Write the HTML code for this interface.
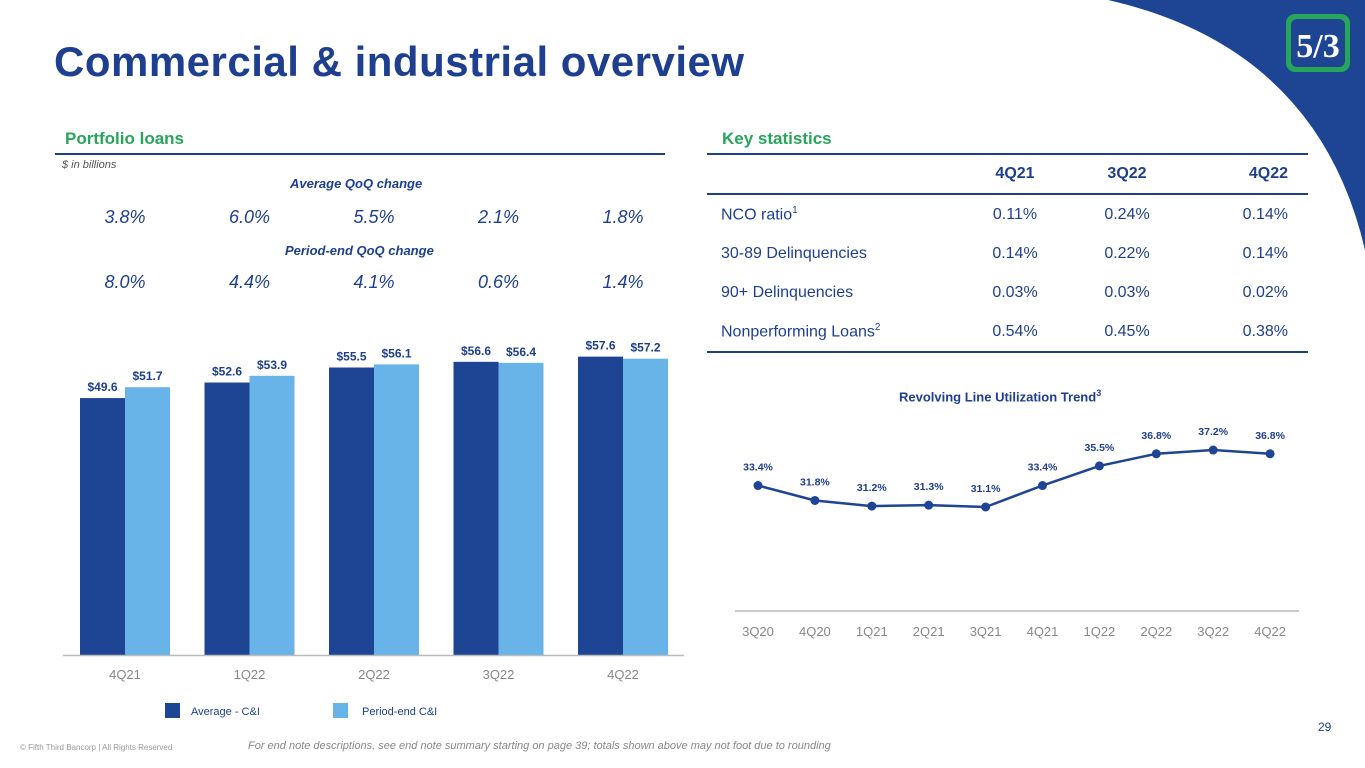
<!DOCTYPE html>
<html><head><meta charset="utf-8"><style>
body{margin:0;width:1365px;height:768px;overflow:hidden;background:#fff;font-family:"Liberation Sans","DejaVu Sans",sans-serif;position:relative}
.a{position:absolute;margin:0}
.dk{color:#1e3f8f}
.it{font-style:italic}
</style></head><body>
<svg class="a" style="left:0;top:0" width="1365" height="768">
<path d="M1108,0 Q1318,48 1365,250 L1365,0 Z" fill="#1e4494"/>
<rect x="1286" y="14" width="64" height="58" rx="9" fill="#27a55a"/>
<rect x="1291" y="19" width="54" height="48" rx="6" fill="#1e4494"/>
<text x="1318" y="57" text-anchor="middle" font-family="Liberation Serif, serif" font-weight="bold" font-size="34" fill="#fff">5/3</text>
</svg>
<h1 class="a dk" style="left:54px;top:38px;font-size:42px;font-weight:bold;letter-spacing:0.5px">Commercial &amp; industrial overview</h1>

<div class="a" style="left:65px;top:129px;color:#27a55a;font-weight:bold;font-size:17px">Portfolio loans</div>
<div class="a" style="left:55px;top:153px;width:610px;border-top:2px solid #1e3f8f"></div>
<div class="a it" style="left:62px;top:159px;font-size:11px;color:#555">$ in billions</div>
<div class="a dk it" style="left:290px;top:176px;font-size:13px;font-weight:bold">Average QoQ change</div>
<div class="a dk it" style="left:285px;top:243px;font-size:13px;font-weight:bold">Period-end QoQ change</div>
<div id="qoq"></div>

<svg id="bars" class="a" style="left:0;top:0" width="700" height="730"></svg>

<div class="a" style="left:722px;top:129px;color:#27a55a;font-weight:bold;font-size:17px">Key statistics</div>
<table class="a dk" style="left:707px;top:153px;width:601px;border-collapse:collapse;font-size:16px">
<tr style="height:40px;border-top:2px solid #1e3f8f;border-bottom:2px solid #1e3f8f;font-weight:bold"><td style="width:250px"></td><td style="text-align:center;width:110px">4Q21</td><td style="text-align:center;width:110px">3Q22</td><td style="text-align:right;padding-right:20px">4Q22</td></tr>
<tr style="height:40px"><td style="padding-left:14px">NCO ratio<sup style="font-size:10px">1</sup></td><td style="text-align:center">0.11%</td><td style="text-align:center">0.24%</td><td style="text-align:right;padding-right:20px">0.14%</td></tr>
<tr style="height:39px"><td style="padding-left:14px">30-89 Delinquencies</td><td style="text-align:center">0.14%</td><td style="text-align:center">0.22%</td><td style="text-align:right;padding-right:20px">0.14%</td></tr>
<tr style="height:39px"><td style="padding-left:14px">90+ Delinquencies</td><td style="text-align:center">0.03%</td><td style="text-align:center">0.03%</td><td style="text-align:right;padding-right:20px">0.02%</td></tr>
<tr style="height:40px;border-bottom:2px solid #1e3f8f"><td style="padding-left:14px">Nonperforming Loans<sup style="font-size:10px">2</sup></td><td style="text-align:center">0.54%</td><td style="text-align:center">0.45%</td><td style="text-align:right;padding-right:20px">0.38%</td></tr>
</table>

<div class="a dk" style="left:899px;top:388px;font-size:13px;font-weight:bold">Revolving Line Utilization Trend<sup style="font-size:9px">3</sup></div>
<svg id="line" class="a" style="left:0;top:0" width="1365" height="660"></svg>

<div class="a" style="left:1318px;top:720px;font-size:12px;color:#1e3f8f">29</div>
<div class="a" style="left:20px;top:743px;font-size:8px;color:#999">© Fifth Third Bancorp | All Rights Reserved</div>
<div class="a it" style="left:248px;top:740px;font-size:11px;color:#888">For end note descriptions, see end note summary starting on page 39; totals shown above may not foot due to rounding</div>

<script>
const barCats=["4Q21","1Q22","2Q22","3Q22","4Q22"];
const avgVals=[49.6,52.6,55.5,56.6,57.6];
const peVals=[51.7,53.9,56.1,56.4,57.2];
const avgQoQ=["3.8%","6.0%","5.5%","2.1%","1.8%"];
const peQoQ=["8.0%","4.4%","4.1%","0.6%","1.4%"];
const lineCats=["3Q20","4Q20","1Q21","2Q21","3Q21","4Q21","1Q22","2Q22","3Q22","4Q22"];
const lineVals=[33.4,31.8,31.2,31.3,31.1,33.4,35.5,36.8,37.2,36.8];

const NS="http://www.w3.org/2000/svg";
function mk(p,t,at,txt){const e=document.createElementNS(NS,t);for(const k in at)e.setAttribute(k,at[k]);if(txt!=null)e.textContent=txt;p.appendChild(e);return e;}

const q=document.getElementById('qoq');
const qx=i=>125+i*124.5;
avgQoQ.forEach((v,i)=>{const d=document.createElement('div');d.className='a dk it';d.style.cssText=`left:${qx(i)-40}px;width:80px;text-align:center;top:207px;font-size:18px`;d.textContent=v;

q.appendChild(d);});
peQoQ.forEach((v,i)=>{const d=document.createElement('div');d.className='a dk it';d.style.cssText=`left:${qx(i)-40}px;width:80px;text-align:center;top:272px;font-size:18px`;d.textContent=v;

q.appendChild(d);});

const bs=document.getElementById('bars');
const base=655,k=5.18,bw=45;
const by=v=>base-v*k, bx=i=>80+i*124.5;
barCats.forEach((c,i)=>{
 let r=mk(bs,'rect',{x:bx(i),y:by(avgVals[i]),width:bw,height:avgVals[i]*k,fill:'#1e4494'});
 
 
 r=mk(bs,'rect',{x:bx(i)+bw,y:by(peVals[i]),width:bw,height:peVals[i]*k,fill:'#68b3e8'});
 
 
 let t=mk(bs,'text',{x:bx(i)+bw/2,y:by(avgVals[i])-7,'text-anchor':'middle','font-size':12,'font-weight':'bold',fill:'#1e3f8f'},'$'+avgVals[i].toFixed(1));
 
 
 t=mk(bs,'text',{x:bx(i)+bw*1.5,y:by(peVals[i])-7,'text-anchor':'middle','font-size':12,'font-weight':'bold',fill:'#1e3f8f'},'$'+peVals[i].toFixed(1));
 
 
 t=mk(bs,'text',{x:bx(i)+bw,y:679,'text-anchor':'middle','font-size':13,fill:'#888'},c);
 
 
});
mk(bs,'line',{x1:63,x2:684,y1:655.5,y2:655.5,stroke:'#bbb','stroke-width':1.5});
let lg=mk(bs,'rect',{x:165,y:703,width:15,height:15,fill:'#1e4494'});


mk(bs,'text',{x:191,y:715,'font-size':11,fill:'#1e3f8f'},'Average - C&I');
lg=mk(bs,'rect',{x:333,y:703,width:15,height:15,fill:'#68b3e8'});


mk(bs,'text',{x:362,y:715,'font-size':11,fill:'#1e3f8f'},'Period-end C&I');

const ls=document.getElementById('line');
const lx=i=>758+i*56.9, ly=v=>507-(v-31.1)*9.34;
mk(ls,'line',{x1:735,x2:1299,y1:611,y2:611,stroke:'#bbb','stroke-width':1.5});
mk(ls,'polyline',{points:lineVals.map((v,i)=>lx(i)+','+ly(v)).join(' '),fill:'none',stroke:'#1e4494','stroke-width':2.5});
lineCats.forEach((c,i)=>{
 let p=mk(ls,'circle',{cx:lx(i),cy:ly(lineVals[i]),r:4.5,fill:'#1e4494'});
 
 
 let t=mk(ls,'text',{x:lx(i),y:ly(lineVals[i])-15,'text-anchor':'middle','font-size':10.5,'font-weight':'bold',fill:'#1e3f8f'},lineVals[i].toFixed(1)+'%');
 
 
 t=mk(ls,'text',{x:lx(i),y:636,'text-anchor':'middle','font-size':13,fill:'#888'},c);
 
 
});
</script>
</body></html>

.....

STATED TASK:
Omit the pictures and give the material again, exactly and in full.

SOLUTION FOR THIS PROBLEM:
Write the HTML code for this interface.
<!DOCTYPE html>
<html><head><meta charset="utf-8"><style>
body{margin:0;width:1365px;height:768px;overflow:hidden;background:#fff;font-family:"Liberation Sans","DejaVu Sans",sans-serif;position:relative}
.a{position:absolute;margin:0}
.dk{color:#1e3f8f}
.it{font-style:italic}
</style></head><body>
<svg class="a" style="left:0;top:0" width="1365" height="768">
<path d="M1108,0 Q1318,48 1365,250 L1365,0 Z" fill="#1e4494"/>
<rect x="1286" y="14" width="64" height="58" rx="9" fill="#27a55a"/>
<rect x="1291" y="19" width="54" height="48" rx="6" fill="#1e4494"/>
<text x="1318" y="57" text-anchor="middle" font-family="Liberation Serif, serif" font-weight="bold" font-size="34" fill="#fff">5/3</text>
</svg>
<h1 class="a dk" style="left:54px;top:38px;font-size:42px;font-weight:bold;letter-spacing:0.5px">Commercial &amp; industrial overview</h1>

<div class="a" style="left:65px;top:129px;color:#27a55a;font-weight:bold;font-size:17px">Portfolio loans</div>
<div class="a" style="left:55px;top:153px;width:610px;border-top:2px solid #1e3f8f"></div>
<div class="a it" style="left:62px;top:159px;font-size:11px;color:#555">$ in billions</div>
<div class="a dk it" style="left:290px;top:176px;font-size:13px;font-weight:bold">Average QoQ change</div>
<div class="a dk it" style="left:285px;top:243px;font-size:13px;font-weight:bold">Period-end QoQ change</div>
<div id="qoq"></div>

<svg id="bars" class="a" style="left:0;top:0" width="700" height="730"></svg>

<div class="a" style="left:722px;top:129px;color:#27a55a;font-weight:bold;font-size:17px">Key statistics</div>
<table class="a dk" style="left:707px;top:153px;width:601px;border-collapse:collapse;font-size:16px">
<tr style="height:40px;border-top:2px solid #1e3f8f;border-bottom:2px solid #1e3f8f;font-weight:bold"><td style="width:250px"></td><td style="text-align:center;width:110px">4Q21</td><td style="text-align:center;width:110px">3Q22</td><td style="text-align:right;padding-right:20px">4Q22</td></tr>
<tr style="height:40px"><td style="padding-left:14px">NCO ratio<sup style="font-size:10px">1</sup></td><td style="text-align:center">0.11%</td><td style="text-align:center">0.24%</td><td style="text-align:right;padding-right:20px">0.14%</td></tr>
<tr style="height:39px"><td style="padding-left:14px">30-89 Delinquencies</td><td style="text-align:center">0.14%</td><td style="text-align:center">0.22%</td><td style="text-align:right;padding-right:20px">0.14%</td></tr>
<tr style="height:39px"><td style="padding-left:14px">90+ Delinquencies</td><td style="text-align:center">0.03%</td><td style="text-align:center">0.03%</td><td style="text-align:right;padding-right:20px">0.02%</td></tr>
<tr style="height:40px;border-bottom:2px solid #1e3f8f"><td style="padding-left:14px">Nonperforming Loans<sup style="font-size:10px">2</sup></td><td style="text-align:center">0.54%</td><td style="text-align:center">0.45%</td><td style="text-align:right;padding-right:20px">0.38%</td></tr>
</table>

<div class="a dk" style="left:899px;top:388px;font-size:13px;font-weight:bold">Revolving Line Utilization Trend<sup style="font-size:9px">3</sup></div>
<svg id="line" class="a" style="left:0;top:0" width="1365" height="660"></svg>

<div class="a" style="left:1318px;top:720px;font-size:12px;color:#1e3f8f">29</div>
<div class="a" style="left:20px;top:743px;font-size:8px;color:#999">© Fifth Third Bancorp | All Rights Reserved</div>
<div class="a it" style="left:248px;top:740px;font-size:11px;color:#888">For end note descriptions, see end note summary starting on page 39; totals shown above may not foot due to rounding</div>

<script>
const barCats=["4Q21","1Q22","2Q22","3Q22","4Q22"];
const avgVals=[49.6,52.6,55.5,56.6,57.6];
const peVals=[51.7,53.9,56.1,56.4,57.2];
const avgQoQ=["3.8%","6.0%","5.5%","2.1%","1.8%"];
const peQoQ=["8.0%","4.4%","4.1%","0.6%","1.4%"];
const lineCats=["3Q20","4Q20","1Q21","2Q21","3Q21","4Q21","1Q22","2Q22","3Q22","4Q22"];
const lineVals=[33.4,31.8,31.2,31.3,31.1,33.4,35.5,36.8,37.2,36.8];

const NS="http://www.w3.org/2000/svg";
function mk(p,t,at,txt){const e=document.createElementNS(NS,t);for(const k in at)e.setAttribute(k,at[k]);if(txt!=null)e.textContent=txt;p.appendChild(e);return e;}

const q=document.getElementById('qoq');
const qx=i=>125+i*124.5;
avgQoQ.forEach((v,i)=>{const d=document.createElement('div');d.className='a dk it';d.style.cssText=`left:${qx(i)-40}px;width:80px;text-align:center;top:207px;font-size:18px`;d.textContent=v;

q.appendChild(d);});
peQoQ.forEach((v,i)=>{const d=document.createElement('div');d.className='a dk it';d.style.cssText=`left:${qx(i)-40}px;width:80px;text-align:center;top:272px;font-size:18px`;d.textContent=v;

q.appendChild(d);});

const bs=document.getElementById('bars');
const base=655,k=5.18,bw=45;
const by=v=>base-v*k, bx=i=>80+i*124.5;
barCats.forEach((c,i)=>{
 let r=mk(bs,'rect',{x:bx(i),y:by(avgVals[i]),width:bw,height:avgVals[i]*k,fill:'#1e4494'});
 
 
 r=mk(bs,'rect',{x:bx(i)+bw,y:by(peVals[i]),width:bw,height:peVals[i]*k,fill:'#68b3e8'});
 
 
 let t=mk(bs,'text',{x:bx(i)+bw/2,y:by(avgVals[i])-7,'text-anchor':'middle','font-size':12,'font-weight':'bold',fill:'#1e3f8f'},'$'+avgVals[i].toFixed(1));
 
 
 t=mk(bs,'text',{x:bx(i)+bw*1.5,y:by(peVals[i])-7,'text-anchor':'middle','font-size':12,'font-weight':'bold',fill:'#1e3f8f'},'$'+peVals[i].toFixed(1));
 
 
 t=mk(bs,'text',{x:bx(i)+bw,y:679,'text-anchor':'middle','font-size':13,fill:'#888'},c);
 
 
});
mk(bs,'line',{x1:63,x2:684,y1:655.5,y2:655.5,stroke:'#bbb','stroke-width':1.5});
let lg=mk(bs,'rect',{x:165,y:703,width:15,height:15,fill:'#1e4494'});


mk(bs,'text',{x:191,y:715,'font-size':11,fill:'#1e3f8f'},'Average - C&I');
lg=mk(bs,'rect',{x:333,y:703,width:15,height:15,fill:'#68b3e8'});


mk(bs,'text',{x:362,y:715,'font-size':11,fill:'#1e3f8f'},'Period-end C&I');

const ls=document.getElementById('line');
const lx=i=>758+i*56.9, ly=v=>507-(v-31.1)*9.34;
mk(ls,'line',{x1:735,x2:1299,y1:611,y2:611,stroke:'#bbb','stroke-width':1.5});
mk(ls,'polyline',{points:lineVals.map((v,i)=>lx(i)+','+ly(v)).join(' '),fill:'none',stroke:'#1e4494','stroke-width':2.5});
lineCats.forEach((c,i)=>{
 let p=mk(ls,'circle',{cx:lx(i),cy:ly(lineVals[i]),r:4.5,fill:'#1e4494'});
 
 
 let t=mk(ls,'text',{x:lx(i),y:ly(lineVals[i])-15,'text-anchor':'middle','font-size':10.5,'font-weight':'bold',fill:'#1e3f8f'},lineVals[i].toFixed(1)+'%');
 
 
 t=mk(ls,'text',{x:lx(i),y:636,'text-anchor':'middle','font-size':13,fill:'#888'},c);
 
 
});
</script>
</body></html>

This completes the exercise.